If per capita CO2 emissions was something that could be standardized across countries, then its base values (CO2 emissions and population) should share some characteristics. Minimally, they should have similar slope values in a direct comparison with each other. If they don't then the value of "per capita CO2" is not a standard unit. Looking at the graph at Prometheus, I chose to compare Denmark (the best actor), Spain (the worst actor) and Luxembourg (one that ends up with near-zero change) against the United States.
For data on CO2, I used data found here. For data on population, I used this data.
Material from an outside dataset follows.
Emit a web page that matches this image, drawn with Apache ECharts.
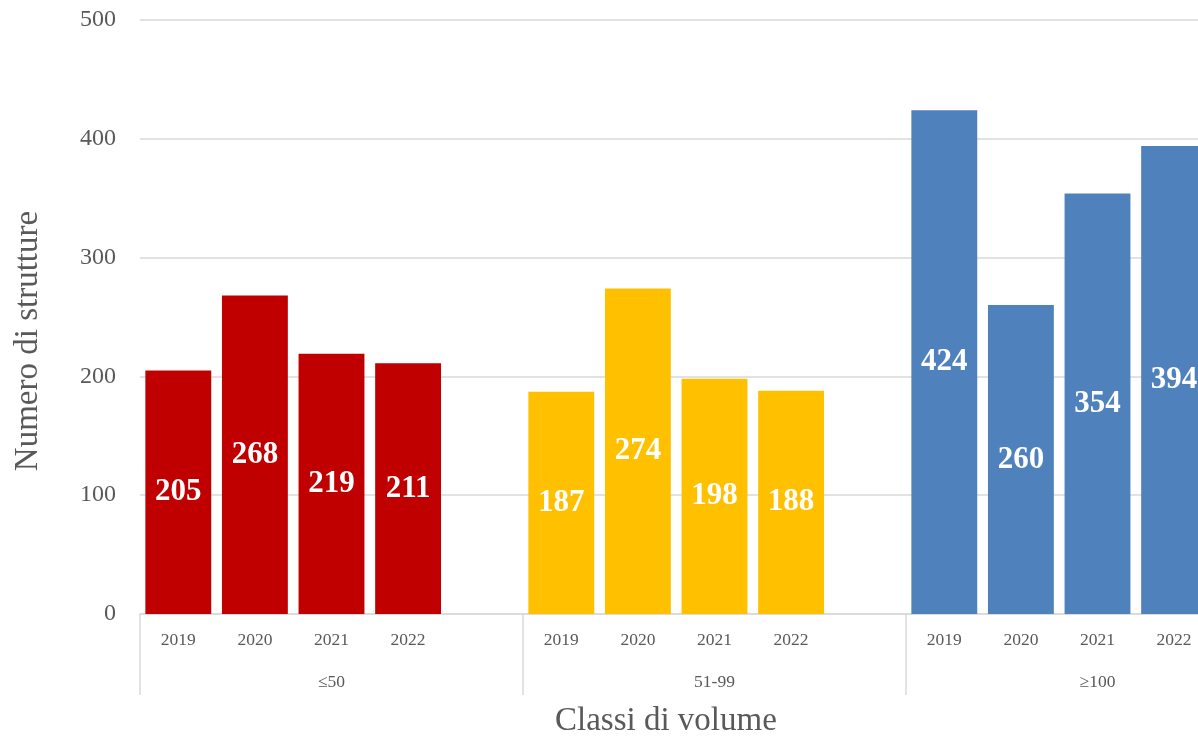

The values appear to be slightly different from that used on Prometheus, but do not vary so much as to make comparison invalid for these purposes.
As you can see in this first graph, the untransformed values of CO2 emission and population do not provide linear regressions of similar value across all four groups.
Even after a log-log transformation, the values for slope are not very similar, regardless of looking at the trend from 1950-2005 (the available data) or 1990-2005 (since the Kyoto Protocol requires a 10% decrease below 1990 levels).
From this comparison, it seems to me that there is little statistical justification to compare trends of per capita CO2 emissions across countries, even after you do a log-log transformation. So... that would mean there seems to be a problem with the overall argument at Prometheus, since it seems (to me) to presuppose that addressing the issue by looking at per capita CO2 emissions would be a good enough control for population growth.
One interesting thing (to me at least) is looking at what is happening at different time-frames. I will use here Prometheus' own methods of comparing change in per capita CO2 emissions against a base level. (I know that I cast doubt on it, but bear with me...) I will compare these per capita graphs against both the population growth and CO2 emissions of the same period. However, instead of only showing 1997-2005, I will also show 1990-2005 and 1950-2005.
What is apparent is that population growth is having an effect on the values of CO2 emissions in Luxembourg, especially when one considers changes since 1990 or 1997 (since Luxembourg has the highest population growth rate during this period of time, and has the smallest population to begin with). Due to this issue of scale, Luxembourg (and likely other small-population countries) should be dropped from the initial analysis. (Luxembourg was also a country that had little similarity between other countries from above).